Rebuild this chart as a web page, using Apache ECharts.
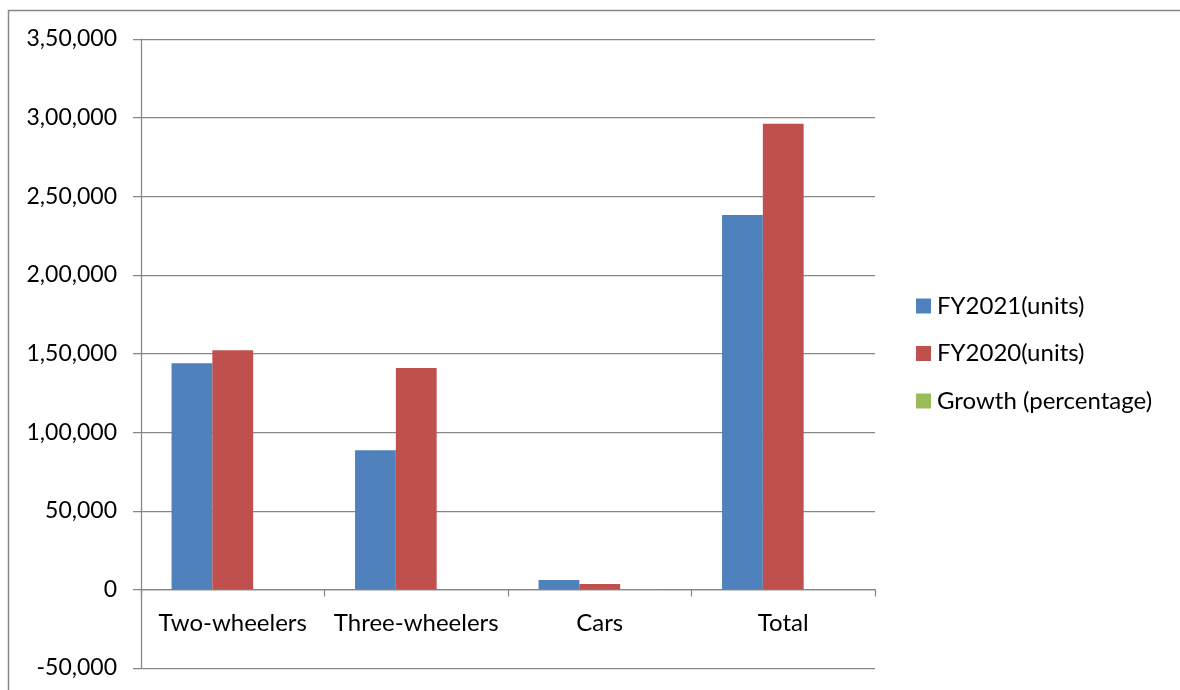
<!DOCTYPE html>
<html>
<head>
<meta charset="utf-8">
<script src="https://cdn.jsdelivr.net/npm/echarts@6/dist/echarts.min.js"></script>
<style>
  html, body { margin: 0; padding: 0; background: #ffffff; }
  #myChart { width: 1180px; height: 690px; }
</style>
</head>
<body>
<div id="myChart"></div>
<script>
    // data
    var categories = ['Two-wheelers', 'Three-wheelers', 'Cars', 'Total'];
    var fy2021 = [143800, 88400, 5900, 238100];
    var fy2020 = [152000, 140700, 3400, 296100];
    var growth = [-5.4, -37.2, 73.7, -19.6];
    var yTicks = { min: -50000, max: 350000, step: 50000 };

    // indian style grouping: 3,50,000
    function inFormat(v) {
        var neg = v < 0;
        var s = String(Math.abs(Math.round(v)));
        if (s.length > 3) {
            var last3 = s.slice(-3);
            var rest = s.slice(0, -3);
            rest = rest.replace(/\B(?=(\d{2})+(?!\d))/g, ',');
            s = rest + ',' + last3;
        }
        return (neg ? '-' : '') + s;
    }

    var font = 'Lato';
    var grey = '#868686';

    var myChart = echarts.init(document.getElementById('myChart'));
    var option = {
        backgroundColor: '#ffffff',
        animation: false,
        textStyle: { fontFamily: font },
        graphic: [{
            type: 'rect',
            shape: { x: 8.5, y: 10.5, width: 1300, height: 800 },
            style: { fill: 'none', stroke: grey, lineWidth: 1.5 },
            silent: true
        }],
        grid: {
            left: 141,
            right: 305,
            top: 39,
            bottom: 22,
            outerBoundsMode: 'none'
        },
        legend: {
            orient: 'vertical',
            left: 911,
            top: 289,
            itemWidth: 15,
            itemHeight: 15,
            itemGap: 23.5,
            icon: 'rect',
            data: ['FY2021(units)', 'FY2020(units)', 'Growth (percentage)'],
            textStyle: {
                color: '#000000',
                fontFamily: font,
                fontSize: 24,
                lineHeight: 20,
                padding: [0, 0, 0, 1]
            }
        },
        xAxis: {
            type: 'category',
            data: categories,
            axisLine: {
                onZero: true,
                lineStyle: { color: grey, width: 1.25 }
            },
            axisTick: {
                show: true,
                length: 7,
                lineStyle: { color: grey, width: 1.25 }
            },
            axisLabel: {
                interval: 0,
                color: '#000000',
                fontFamily: font,
                fontSize: 24,
                // labels sit under the zero line, not at the grid bottom
                margin: -57
            },
            splitLine: { show: false }
        },
        yAxis: {
            type: 'value',
            min: yTicks.min,
            max: yTicks.max,
            interval: yTicks.step,
            axisLine: {
                show: true,
                lineStyle: { color: grey, width: 1.25 }
            },
            axisTick: {
                show: true,
                length: 8,
                lineStyle: { color: grey, width: 1.25 }
            },
            axisLabel: {
                color: '#000000',
                fontFamily: font,
                fontSize: 23,
                margin: 24,
                formatter: inFormat
            },
            splitLine: {
                show: true,
                lineStyle: { color: grey, width: 1.25 }
            }
        },
        series: [
            {
                type: 'bar',
                name: 'FY2021(units)',
                data: fy2021,
                barGap: '0%',
                barCategoryGap: '33.3%',
                itemStyle: { color: '#4F81BD' }
            },
            {
                type: 'bar',
                name: 'FY2020(units)',
                data: fy2020,
                itemStyle: { color: '#C0504D' }
            },
            {
                type: 'bar',
                name: 'Growth (percentage)',
                data: growth,
                itemStyle: { color: '#9BBB59' }
            }
        ]
    };
    myChart.setOption(option);
</script>
</body>
</html>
========================
▸ **What you need to do**:
Copy nothing but the lines from the first one in the listing through the line with "350000, step: 50000", and omit the pictures.

▸ **Solution to this problem**:
Rebuild this chart as a web page, using Apache ECharts.
<!DOCTYPE html>
<html>
<head>
<meta charset="utf-8">
<script src="https://cdn.jsdelivr.net/npm/echarts@6/dist/echarts.min.js"></script>
<style>
  html, body { margin: 0; padding: 0; background: #ffffff; }
  #myChart { width: 1180px; height: 690px; }
</style>
</head>
<body>
<div id="myChart"></div>
<script>
    // data
    var categories = ['Two-wheelers', 'Three-wheelers', 'Cars', 'Total'];
    var fy2021 = [143800, 88400, 5900, 238100];
    var fy2020 = [152000, 140700, 3400, 296100];
    var growth = [-5.4, -37.2, 73.7, -19.6];
    var yTicks = { min: -50000, max: 350000, step: 50000 };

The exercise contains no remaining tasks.